E insomma, per Andrea Agnelli – e per tutti i presidenti di serie A, compreso De Laurentiis – colerosi, terremotati è campanilismo, così come augurare l’eruzione di Vesuvio. Si indigna anche il presidente della Juventus, gli dà fastidio questo subdolo accostamento. Capiamo che – per dirla alla Protagora – l’uomo sia misura di tutte le cose, e quindi nel mondo di Agnelli “colerosi e terremotati” fa parte della sua cultura. Almeno, non cerchi di esportare il modello. Saranno peculiarità sue e degli amichetti suoi; noi associamo alla nostra cultura altri comportamenti.

Dichiarazioni che arrivano in una giornata particolarmente intensa per il figlio di Umberto Agnelli. 

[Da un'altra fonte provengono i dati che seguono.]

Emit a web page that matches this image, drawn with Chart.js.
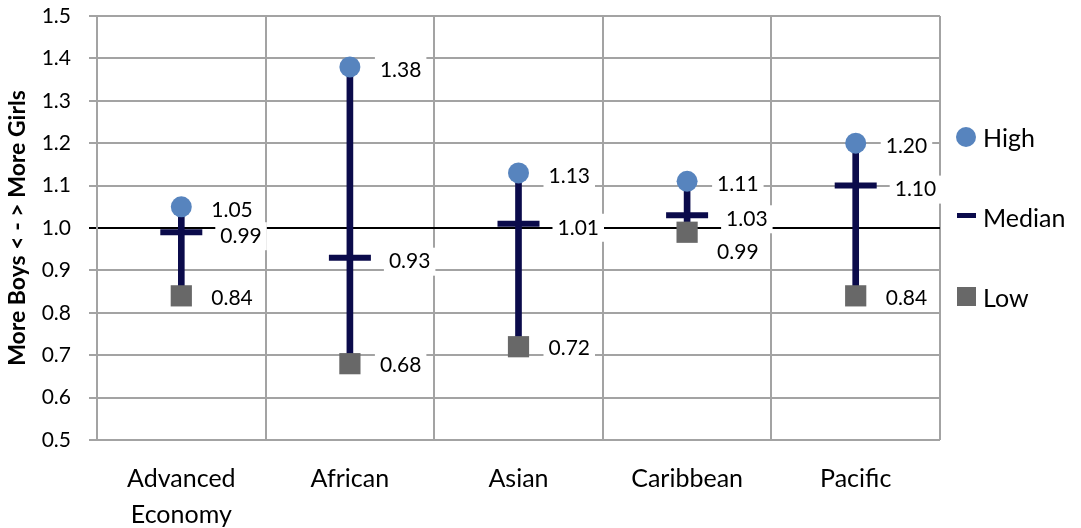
<!DOCTYPE html>
<html>
<head>
<meta charset="utf-8">
<script src="https://cdn.jsdelivr.net/npm/chart.js@4.4.1/dist/chart.umd.min.js"></script>
<style>
  html, body { margin: 0; padding: 0; background: #fff; }
  #wrap { width: 1081px; height: 528px; }
</style>
</head>
<body>
<div id="wrap"><canvas id="genderChart" width="1081" height="528"></canvas></div>
<script>
// chart values
const categories = [['Advanced', 'Economy'], 'African', 'Asian', 'Caribbean', 'Pacific'];
const highValues = [1.05, 1.38, 1.13, 1.11, 1.20];
const medianValues = [0.99, 0.93, 1.01, 1.03, 1.10];
const lowValues = [0.84, 0.68, 0.72, 0.99, 0.84];
const yTicks = [0.5, 0.6, 0.7, 0.8, 0.9, 1.0, 1.1, 1.2, 1.3, 1.4, 1.5];

const FONT = 'Lato, "Open Sans", sans-serif';
const navy = '#0b0b4b';
const blue = '#5784be';
const grey = '#686868';

// white boxed value labels next to each marker
const valueLabels = {
    id: 'valueLabels',
    afterDatasetsDraw(chart) {
        const ctx = chart.ctx;
        ctx.save();
        ctx.font = '21px ' + FONT;
        ctx.textBaseline = 'middle';
        chart.data.datasets.forEach(function (ds, di) {
            if (!ds.showValues) return;
            const meta = chart.getDatasetMeta(di);
            meta.data.forEach(function (pt, i) {
                let dx = ds.labelDx, dy = ds.labelDy;
                // push low label down when it sits right under the median
                if (ds.label === 'Low' && medianValues[i] - lowValues[i] < 0.06) dy += 18;
                const txt = ds.data[i].toFixed(2);
                const w = ctx.measureText(txt).width;
                const x = pt.x + dx, y = pt.y + dy;
                ctx.fillStyle = '#fff';
                ctx.fillRect(x - 5, y - 14, w + 10, 28);
                ctx.fillStyle = '#000';
                ctx.fillText(txt, x, y);
            });
        });
        ctx.restore();
    }
};

// legend on the right
const sideLegend = {
    id: 'sideLegend',
    afterDraw(chart) {
        const ctx = chart.ctx;
        ctx.save();
        ctx.font = '25px ' + FONT;
        ctx.textBaseline = 'middle';
        ctx.fillStyle = blue;
        ctx.beginPath();
        ctx.arc(966, 137, 10, 0, Math.PI * 2);
        ctx.fill();
        ctx.fillStyle = navy;
        ctx.fillRect(957, 213, 19, 5);
        ctx.fillStyle = grey;
        ctx.fillRect(957, 287, 19, 19);
        ctx.fillStyle = '#000';
        ctx.fillText('High', 983, 139);
        ctx.fillText('Median', 983, 219);
        ctx.fillText('Low', 983, 299);
        ctx.restore();
    }
};

let ctx = document.getElementById('genderChart').getContext('2d');
let myChart = new Chart(ctx, {
    type: 'bar',
    data: {
        labels: categories,
        datasets: [{
            label: 'Range',
            data: lowValues.map(function (v, k) { return [v, highValues[k]]; }),
            backgroundColor: navy,
            barThickness: 6,
            order: 4
        }, {
            type: 'line',
            label: 'Median',
            data: medianValues,
            showLine: false,
            pointStyle: 'line',
            pointRadius: 21,
            pointBorderWidth: 6,
            pointBorderColor: navy,
            pointBackgroundColor: navy,
            showValues: true,
            labelDx: 39,
            labelDy: 4,
            order: 3
        }, {
            type: 'line',
            label: 'High',
            data: highValues,
            showLine: false,
            pointStyle: 'circle',
            pointRadius: 10.5,
            pointBorderWidth: 0,
            pointBackgroundColor: blue,
            showValues: true,
            labelDx: 30,
            labelDy: 3,
            order: 2
        }, {
            type: 'line',
            label: 'Low',
            data: lowValues,
            showLine: false,
            pointStyle: 'rect',
            pointRadius: 15,
            pointBorderWidth: 0,
            pointBackgroundColor: grey,
            showValues: true,
            labelDx: 30,
            labelDy: 2,
            order: 1
        }]
    },
    options: {
        responsive: false,
        animation: false,
        layout: { autoPadding: false, padding: { top: 0, right: 141, left: 0, bottom: 0 } },
        plugins: {
            legend: { display: false },
            tooltip: { enabled: false }
        },
        scales: {
            x: {
                offset: true,
                grid: { offset: true, color: '#a3a3a3', lineWidth: 2, drawTicks: false },
                border: { display: false },
                ticks: {
                    color: '#000',
                    font: { family: FONT, size: 25, lineHeight: 1.44 },
                    padding: 21,
                    maxRotation: 0
                },
                afterFit: function (scale) { scale.height = 88; }
            },
            y: {
                min: 0.5,
                max: 1.5,
                afterBuildTicks: function (scale) {
                    scale.ticks = yTicks.map(function (v) { return { value: v }; });
                },
                grid: {
                    color: function (c) {
                        return c.tick && Math.abs(c.tick.value - 1) < 1e-6 ? '#000' : '#a3a3a3';
                    },
                    lineWidth: 2,
                    tickLength: 8
                },
                border: { color: '#a3a3a3', width: 2 },
                ticks: {
                    color: '#000',
                    font: { family: FONT, size: 21 },
                    padding: 18,
                    callback: function (v) { return v.toFixed(1); }
                },
                title: {
                    display: true,
                    text: 'More Boys < - > More Girls',
                    color: '#000',
                    font: { family: FONT, size: 23, weight: 'bold' },
                    padding: { top: 4, bottom: 0 }
                },
                afterFit: function (scale) {
                    scale.width = 97;
                    scale.paddingTop = 16;
                    scale.paddingBottom = 0;
                }
            }
        }
    },
    plugins: [valueLabels, sideLegend]
});
</script>
</body>
</html>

«Luciano Moggi rappresenta una parte importante della storia della Juve: noi siamo il paese del cattolicesimo e del perdono, si può anche perdonare, no?». A questo punto acquistano altro rilievo le sue dichiarazioni contro Tavecchio: “Sono rispettoso delle istituzioni e se Tavecchio mi chiama al telefono rispondo, ma preferivo una soluzione diversa e continuo a sostenerlo. La gaffe su Opti Pobà? L’Italia ha un senso etico molto basso e gli scivoloni non creano particolare sorpresa”. Meglio per Andrea Agnelli, aggiungiamo.